There have been such suggestions among some in Iceland, though its official stance is to join the EU, a move that does not have broad support among the people.
Mr. Bones was going to take the same message to an opposition conference on the currency, but Ottawa said no to that.
That’s where the story of Iceland and the Canadian dollar left off.
This weekend, Iceland’s Prime Minister Jóhanna Sigurðardóttir said in a speech that the country will opt for the euro or another currency, though it was clear which way she’s leaning.
“The choice is between surrendering the sovereignty of Iceland in monetary policy unilaterally adopting the currency of another country or become a member of the EU,” she said.
She added, according to Bloomberg News, that joining the EU would allow her country to “co-operate with EU countries as a sovereign nation, which has a say in the decision and policy-making in all fields of co-operation.”
I'm not saying Iceland should adopt the Canadian dollar, or any currency other than the euro, for that matter. And she's right when she says her country would lose sovereignty over monetary policy. Adopting the loonie or another single-country currency would be just that, not a monetary union.
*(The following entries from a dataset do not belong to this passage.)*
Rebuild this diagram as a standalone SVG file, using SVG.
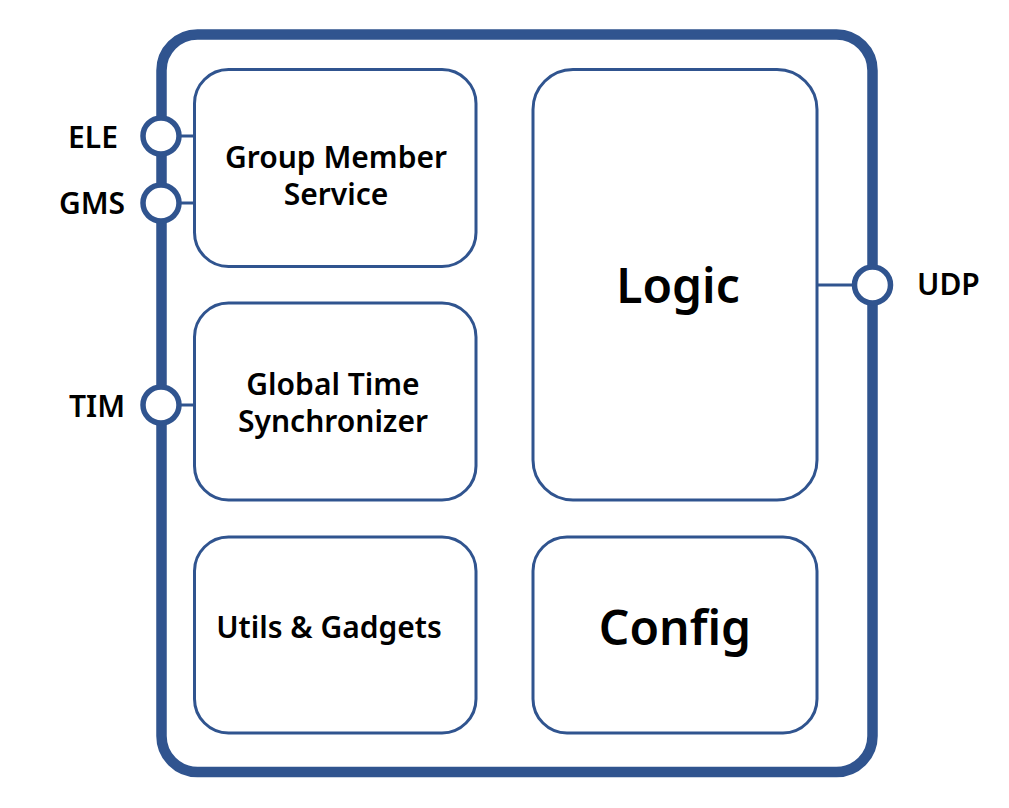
<svg xmlns="http://www.w3.org/2000/svg" width="1009" height="808" viewBox="0 0 1009 808">
<style>
.frame{fill:#fff;stroke:#30548F;stroke-width:10.5}
.box{fill:#fff;stroke:#30548F;stroke-width:3}
.port{fill:#fff;stroke:#30548F;stroke-width:5.5}
.conn{stroke:#30548F;stroke-width:3;fill:none}
text{font-family:"Noto Sans","Liberation Sans",sans-serif;font-weight:600;fill:#000}
.m{font-size:30px;text-anchor:middle}
.p{font-size:30px}
.big{font-size:48px;text-anchor:middle}
</style>
<rect width="1009" height="808" fill="#fff"/>
<g id="frame"><rect class="frame" x="161.5" y="34.5" width="711" height="737.5" rx="36"/></g>
<g id="connectors">
<line class="conn" x1="179" y1="136" x2="195" y2="136"/>
<line class="conn" x1="179" y1="203" x2="195" y2="203"/>
<line class="conn" x1="179" y1="405" x2="195" y2="405"/>
<line class="conn" x1="817" y1="285" x2="854" y2="285"/>
</g>
<g id="gms">
<rect class="box" x="194.5" y="69.5" width="281.5" height="197" rx="34"/>
<text class="m" x="336" y="168">Group Member</text>
<text class="m" x="336" y="205">Service</text>
</g>
<g id="gts">
<rect class="box" x="194.5" y="303" width="281.5" height="197" rx="34"/>
<text class="m" x="333" y="395">Global Time</text>
<text class="m" x="333" y="432">Synchronizer</text>
</g>
<g id="utils">
<rect class="box" x="194.5" y="537" width="281.5" height="196" rx="34"/>
<text class="m" x="329" y="638">Utils &amp; Gadgets</text>
</g>
<g id="logic">
<rect class="box" x="533" y="69.5" width="284" height="430.5" rx="40"/>
<text class="big" x="678" y="303">Logic</text>
</g>
<g id="config">
<rect class="box" x="533" y="537" width="284" height="196" rx="34"/>
<text class="big" x="675" y="645">Config</text>
</g>
<g id="port-ele"><circle class="port" cx="161" cy="136" r="18"/><text class="m" x="93" y="148">ELE</text></g>
<g id="port-gms"><circle class="port" cx="161" cy="203" r="18"/><text class="m" x="92" y="214">GMS</text></g>
<g id="port-tim"><circle class="port" cx="161" cy="405" r="18"/><text class="m" x="97" y="417">TIM</text></g>
<g id="port-udp"><circle class="port" cx="872.5" cy="285" r="18"/><text class="p" x="917" y="295">UDP</text></g>
</svg>
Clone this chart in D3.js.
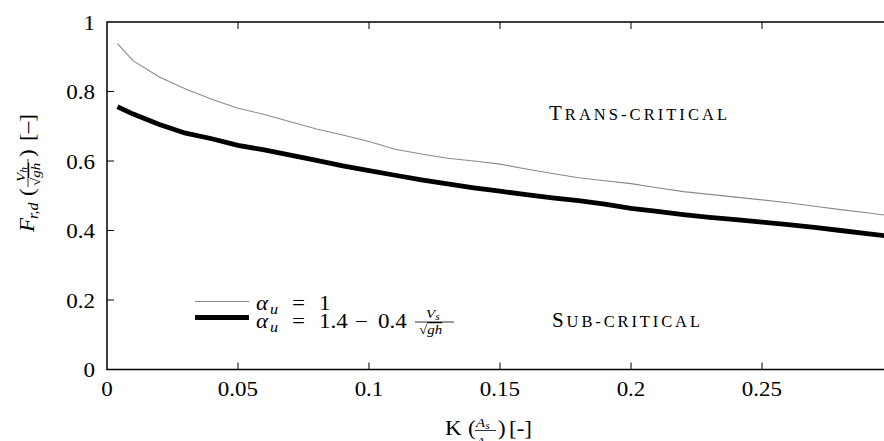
<!DOCTYPE html>
<html>
<head>
<meta charset="utf-8">
<script src="https://cdn.jsdelivr.net/npm/d3@7"></script>
<style>
  html, body { margin: 0; padding: 0; background: #fff; }
  svg { display: block; }
</style>
</head>
<body>
<svg id="chart" width="884" height="441" font-family="'Liberation Serif', 'DejaVu Serif', serif"></svg>
<script>
// Dimensionless opening ratio K = As/Ac
const kValues = [0.004, 0.01, 0.02, 0.03, 0.04, 0.05, 0.06, 0.07, 0.08, 0.09, 0.10,
  0.11, 0.12, 0.13, 0.14, 0.15, 0.16, 0.17, 0.18, 0.19, 0.20,
  0.21, 0.22, 0.23, 0.24, 0.25, 0.26, 0.27, 0.28, 0.29, 0.30];
// Critical Froude number for alpha_u = 1
const frAlphaOne = [0.938, 0.888, 0.842, 0.807, 0.778, 0.752, 0.734, 0.713, 0.692, 0.675, 0.656,
  0.634, 0.620, 0.608, 0.600, 0.591, 0.577, 0.564, 0.552, 0.543, 0.535,
  0.523, 0.512, 0.504, 0.496, 0.488, 0.480, 0.470, 0.460, 0.451, 0.441];
// Critical Froude number for alpha_u = 1.4 - 0.4 Vs/sqrt(gh)
const frAlphaVar = [0.756, 0.735, 0.705, 0.680, 0.664, 0.645, 0.632, 0.617, 0.602, 0.586, 0.572,
  0.559, 0.546, 0.534, 0.523, 0.513, 0.503, 0.494, 0.486, 0.476, 0.464,
  0.455, 0.446, 0.438, 0.431, 0.424, 0.417, 0.409, 0.400, 0.391, 0.382];
const xTicks = [0, 0.05, 0.1, 0.15, 0.2, 0.25];
const xTickLabels = ["0", "0.05", "0.1", "0.15", "0.2", "0.25"];
const yTicks = [0, 0.2, 0.4, 0.6, 0.8, 1];
const yTickLabels = ["0", "0.2", "0.4", "0.6", "0.8", "1"];

const svg = d3.select("#chart");
const plotLeft = 107, plotTop = 22, plotBottom = 369.5;
const x = d3.scaleLinear().domain([0, 0.3]).range([plotLeft, plotLeft + 0.3 * 2620]);
const y = d3.scaleLinear().domain([0, 1]).range([plotBottom, plotTop]);

// text helper: glyphs slightly widened to mimic the wide TeX face
const SX = 1.15;
function txt(parent, xPos, yPos, size, str, opts = {}) {
  const t = parent.append("text")
    .attr("transform", `translate(${xPos},${yPos}) scale(${SX},1)`)
    .attr("font-size", size);
  if (opts.anchor) t.attr("text-anchor", opts.anchor);
  if (opts.italic) t.attr("font-style", "italic");
  if (opts.html) t.html(str); else t.text(str);
  return t;
}

// curves
const line = d3.line().x((d, i) => x(kValues[i])).y(d => y(d));
svg.append("path").datum(frAlphaOne).attr("d", line)
  .attr("fill", "none").attr("stroke", "#8a8a8a").attr("stroke-width", 1.1);
svg.append("path").datum(frAlphaVar).attr("d", line)
  .attr("fill", "none").attr("stroke", "#000").attr("stroke-width", 4.8)
  .attr("stroke-linejoin", "round");

// frame
svg.append("rect").attr("x", x(0)).attr("y", y(1))
  .attr("width", x(0.3) - x(0)).attr("height", y(0) - y(1))
  .attr("fill", "none").attr("stroke", "#000").attr("stroke-width", 1.5);

// inward ticks
const tickLen = 7;
const gx = svg.append("g");
xTicks.slice(1).forEach(t => {
  gx.append("line").attr("x1", x(t)).attr("x2", x(t)).attr("y1", y(0)).attr("y2", y(0) - tickLen)
    .attr("stroke", "#000").attr("stroke-width", 1);
  gx.append("line").attr("x1", x(t)).attr("x2", x(t)).attr("y1", y(1)).attr("y2", y(1) + tickLen)
    .attr("stroke", "#000").attr("stroke-width", 1);
});
yTicks.slice(1, -1).forEach(t => {
  gx.append("line").attr("x1", x(0)).attr("x2", x(0) + tickLen).attr("y1", y(t)).attr("y2", y(t))
    .attr("stroke", "#000").attr("stroke-width", 1);
});

// tick labels
const fs = 20;
xTicks.forEach((t, i) => txt(svg, x(t), 396, fs, xTickLabels[i], { anchor: "middle" }));
yTicks.forEach((t, i) => txt(svg, 95, y(t) + 7.5, fs, yTickLabels[i], { anchor: "end" }));

// x-axis label: K (As/Ac) [-]
const xl = svg.append("g").attr("transform", "translate(445,435)");
txt(xl, 0, 0, fs, "K");
txt(xl, 23, 0, fs, "(");
txt(xl, 31, -8, 13, 'A<tspan font-size="10" dy="2" font-style="italic">s</tspan>', { italic: true, html: true });
xl.append("line").attr("x1", 30).attr("x2", 51).attr("y1", -4.5).attr("y2", -4.5)
  .attr("stroke", "#000").attr("stroke-width", 0.8);
txt(xl, 31, 11, 13, 'A<tspan font-size="10" dy="2" font-style="italic">c</tspan>', { italic: true, html: true });
txt(xl, 53, 0, fs, ")");
txt(xl, 64, 0, fs, "[-]");

// y-axis label: F_{r,d} (Vh / sqrt(gh)) [–]
const yl = svg.append("g").attr("transform", "translate(34,232) rotate(-90)");
txt(yl, 0, 0, fs, "F", { italic: true });
txt(yl, 13, 4, 14, "r,d", { italic: true });
txt(yl, 36, 0, fs, "(");
txt(yl, 50, -9, 13, 'V<tspan font-size="10" dy="2">h</tspan>', { italic: true, html: true });
yl.append("line").attr("x1", 45).attr("x2", 73).attr("y1", -6).attr("y2", -6)
  .attr("stroke", "#000").attr("stroke-width", 0.8);
txt(yl, 46, 6, 13, '\u221A<tspan font-style="italic" text-decoration="overline">gh</tspan>', { html: true });
txt(yl, 75, 0, fs, ")");
txt(yl, 91, 0, fs, "[\u2013]");

// region annotations, set in small capitals
function smallCaps(xPos, yPos, first, rest, width) {
  svg.append("text").attr("x", xPos).attr("y", yPos).attr("font-size", 21)
    .attr("textLength", width).attr("lengthAdjust", "spacing")
    .html(`${first}<tspan font-size="16.5">${rest}</tspan>`);
}
smallCaps(549, 120, "T", "RANS-CRITICAL", 178);
smallCaps(552, 327, "S", "UB-CRITICAL", 148);

// legend
const lg = svg.append("g");
lg.append("line").attr("x1", 195).attr("x2", 249).attr("y1", 301.5).attr("y2", 301.5)
  .attr("stroke", "#8a8a8a").attr("stroke-width", 1.1);
lg.append("line").attr("x1", 195).attr("x2", 249).attr("y1", 317.5).attr("y2", 317.5)
  .attr("stroke", "#000").attr("stroke-width", 4.8);
function alphaU(yPos) {
  txt(lg, 256, yPos, fs, "α", { italic: true });
  txt(lg, 270, yPos + 4, 14, "u", { italic: true });
  txt(lg, 292, yPos, fs, "=");
}
alphaU(310);
txt(lg, 319, 310, fs, "1");
alphaU(328);
txt(lg, 319, 328, fs, "1.4");
txt(lg, 355, 328, fs, "−");
txt(lg, 378, 328, fs, "0.4");
txt(lg, 426, 318, 13, 'V<tspan font-size="10" dy="2">s</tspan>', { italic: true, html: true });
lg.append("line").attr("x1", 415).attr("x2", 454).attr("y1", 322).attr("y2", 322)
  .attr("stroke", "#000").attr("stroke-width", 0.8);
txt(lg, 419, 334, 13, '\u221A<tspan font-style="italic" text-decoration="overline">gh</tspan>', { html: true });
</script>
</body>
</html>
I would point out, though, that the European Central Bank under its previous chief had no qualms about raising interest rates amid the troubles of the weaker euro states such as Greece, Ireland and Spain, deciding instead that it was acting for the broader good.
In my mind, it’s as much a loss of sovereignty when you’re ignored as it is when you’re not included.
- Canadian envoy to Iceland sparks loonie controversy
- Five reasons why Iceland should adopt the Canadian dollar
- Iceland's recovery offers case for reviving drachma
What to watch for this week The Federal Reserve meets this week, following on the heels of several central banks last week, including the Bank of Canada and European Central Bank. But don't expect much Tuesday from chairman Ben Bernanke and his colleagues on the Federal Open Market Committee.
"Following January’s historic meeting (which disclosed the FOMC’s rate forecast and inflation target), the March gathering is likely to be uneventful," said senior economist Sal Guatieri of BMO Nesbitt Burns.
"The press statement should affirm that economic conditions are likely to warrant exceptionally low rates (read: sub-1-per-cent) 'at least through late 2014' and the continuation of current mortgage reinvestment and maturity extension programs. With the economy growing moderately, labour markets improving and global financial strains easing, the FOMC is unlikely to hint at additional easing moves. However, given Bernanke’s view that labour markets are 'far from normal,' the statement should note the Fed’s dissatisfaction with still-high unemployment."
Canada's factory sector will be back in the spotlight Friday when Statistics Canada reports on how manufacturing sales fared in January.
"Contingent on trade data released March 9, we are looking for growth in manufacturing sales of 1.5 per cent for January," said economists at RBC Dominion Securities. "A combination of strengthening auto production and rising energy prices are projected to underwrite the nominal monthly gain. However, sales are expected to slow in volume terms to a 0.6-per-cent monthly pace."